Monday, August 29, 2005

What To Do With Jovo

One of the more interesting decisions facing the Vancouver Canucks is what to do with Ed Jovanovksi, who will be an unrestricted free agent after this season. The team can start negotiating a contract extension in December, but failing that by July 1st, Jovanovski can simply walk away from the team, leaving it without one of its more valuable assets. Or the team can trade him to at least guarantee that they get something for him for next season.

One rumor that seems to persist involves trading Jovanovski to the Panthers for Jay Bouwmeester. Thanks to an intact core of players from their Northwest Division-winning season, the Canucks are IMHO close to winning it all. Having Jovo in the lineup - a veteran defenseman who can skate, score, hit, and play the physical playoff game - makes the team that much better and trading him for someone with only the potential to be the same seems like taking a step backwards. But something Tom Benjamin said in Canucks Corner made me think about this trade. Tom said:

Close? No team is ever close. Either you are good enough or you are not. If you are good enough, then you are only one of 10 teams or so that is good enough. You need puck luck.

Actually Tom is right. Especially in a hard cap system, parity will be more common and favorites less - parity ensures that more teams are "good enough" to win it all, as long as they put themselves in that position. If this is the goal, are the Canucks - without Jovanovski - still good enough?

If Jovanovski stays with the Canucks, their defensive pairings are as follows:

Ohlund - Salo
Allen - Jovanovski
McCarthy - Baumgartner/FA (Bombardir, Baron)
extra: Butenschon
But if Jovanovski is traded for Bouwmeester, their defensive pairings could then become:
Ohlund - Bouwmeester
FA (Witt, White) - Salo
McCarthy - Allen
extra: Baumgartner/Butenschon

(Remember that Bouwmeester makes approximately half of what Jovo makes. The extra cap space allows the Canucks to sign a higher-caliber defenseman.)

Now with the second lineup, are the Canucks still good enough?

With regards to the possibility that the Canucks can lose Jovanovski for nothing, Tom asks:

Are they better off being very good - say one of the top five teams - this year but as a result they drop to average for the next two years?

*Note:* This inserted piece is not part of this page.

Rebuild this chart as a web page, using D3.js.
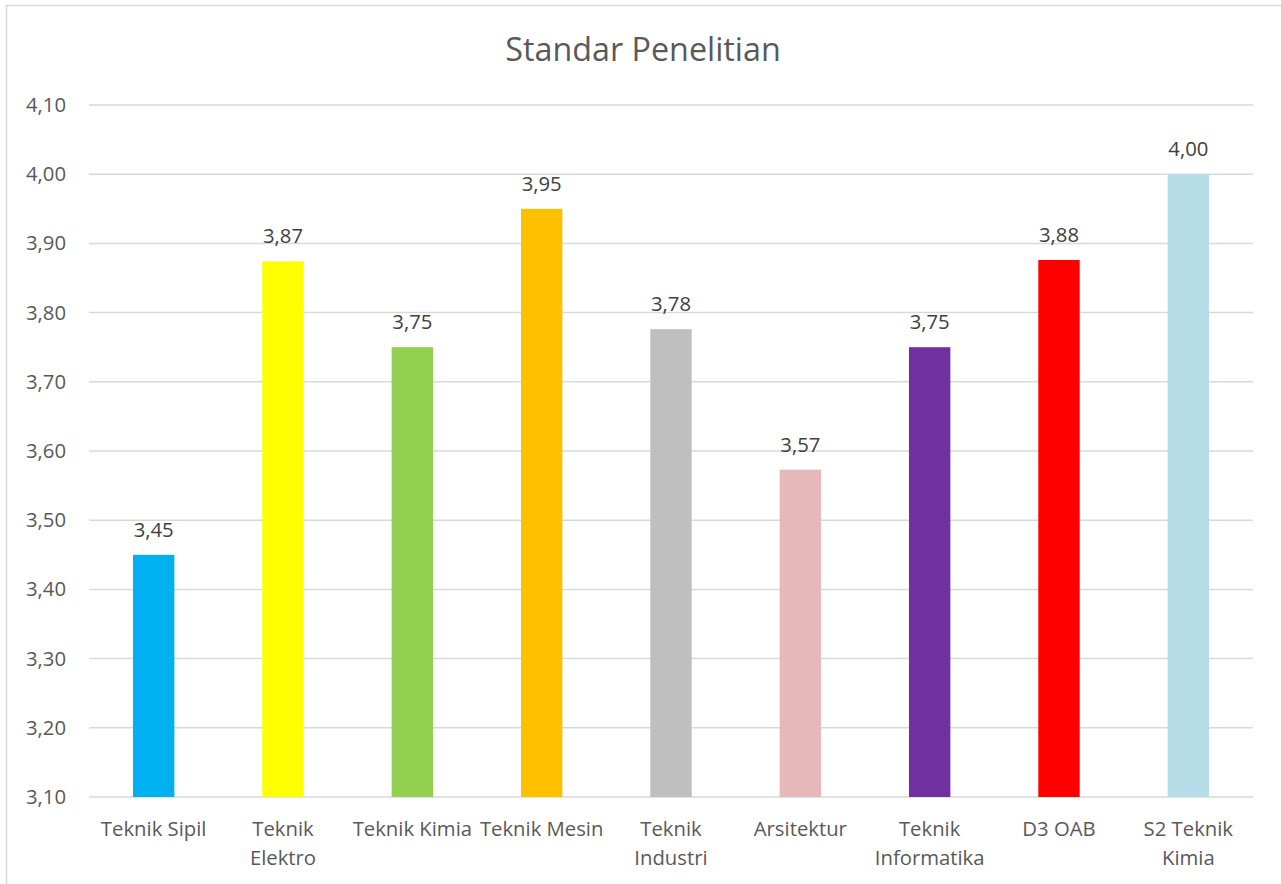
<!DOCTYPE html>
<html><head><meta charset="utf-8">
<script src="https://cdn.jsdelivr.net/npm/d3@7"></script>
<style>
html,body{margin:0;padding:0;background:#fff;}
text{font-family:"Open Sans",sans-serif;}
</style></head>
<body><svg id="c" width="1281" height="884"></svg>
<script>
const categories = [["Teknik Sipil"],["Teknik","Elektro"],["Teknik Kimia"],["Teknik Mesin"],["Teknik","Industri"],["Arsitektur"],["Teknik","Informatika"],["D3 OAB"],["S2 Teknik","Kimia"]];
const values = [3.45, 3.874, 3.75, 3.95, 3.776, 3.573, 3.75, 3.876, 4.00];
const colors = ["#00B0F0","#FFFF00","#92D050","#FFC000","#BFBFBF","#E6B8B7","#7030A0","#FF0000","#B7DDE8"];
const yTicks = [3.10,3.20,3.30,3.40,3.50,3.60,3.70,3.80,3.90,4.00,4.10];
const title = "Standar Penelitian";
const FS = "20.3px";

const svg = d3.select("#c");
svg.append("rect").attr("x",6.5).attr("y",5.5).attr("width",1290).attr("height",900)
  .attr("fill","#fff").attr("stroke","#D9D9D9").attr("stroke-width",1.5);

const x = d3.scaleBand().domain(d3.range(categories.length)).range([89,1253]).paddingInner(0.68).paddingOuter(0.34);
const y = d3.scaleLinear().domain([3.10,4.10]).range([797,105]);
const fmt = v => d3.format(".2f")(v).replace(".",",");

svg.append("g").selectAll("line").data(yTicks).join("line")
  .attr("x1",89).attr("x2",1253).attr("y1",d=>y(d)).attr("y2",d=>y(d))
  .attr("stroke","#D9D9D9").attr("stroke-width",1.5);

const yAxis = d3.axisLeft(y).tickValues(yTicks).tickFormat(fmt).tickSize(0).tickPadding(0);
const ga = svg.append("g").attr("transform","translate(66,0)").call(yAxis);
ga.select(".domain").remove();
ga.selectAll("text").attr("fill","#595959").style("font-size",FS).style("font-family","'Open Sans',sans-serif");

svg.append("g").selectAll("rect").data(values).join("rect")
  .attr("x",(d,i)=>x(i)).attr("width",x.bandwidth())
  .attr("y",d=>y(d)).attr("height",d=>y(3.10)-y(d))
  .attr("fill",(d,i)=>colors[i]);

svg.append("g").selectAll("text").data(values).join("text")
  .attr("x",(d,i)=>x(i)+x.bandwidth()/2).attr("y",d=>y(d)-18)
  .attr("text-anchor","middle").attr("fill","#404040").style("font-size",FS)
  .text(fmt);

const xl = svg.append("g").selectAll("text").data(categories).join("text")
  .attr("x",(d,i)=>x(i)+x.bandwidth()/2).attr("y",836)
  .attr("text-anchor","middle").attr("fill","#595959").style("font-size",FS);
xl.selectAll("tspan").data(d=>d).join("tspan")
  .attr("x",function(){return this.parentNode.getAttribute("x");})
  .attr("dy",(d,i)=>i===0?0:28.5).text(d=>d);

svg.append("text").attr("x",643).attr("y",61).attr("text-anchor","middle")
  .attr("fill","#595959").style("font-size","32.3px").text(title);
</script></body></html>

Or are they better off making the deal and being above average for all three years? A one in five chance this year and two years where they have a 1 in 20 chance? Or three years where your chances are one in ten?

To illustrate his second point, think of having the first set of defensive pairings for one season versus having the second set for three seasons. Should the Canucks put all their eggs in this year's basket or distribute them over the next three?

So what do you think... what should we do with Jovo?

(Postscript: One of the things I've enjoyed immensely during my short time in the blogging biz so far is the chance to get additional insight from other bloggers. Thanks to Tom for his on this particular subject.)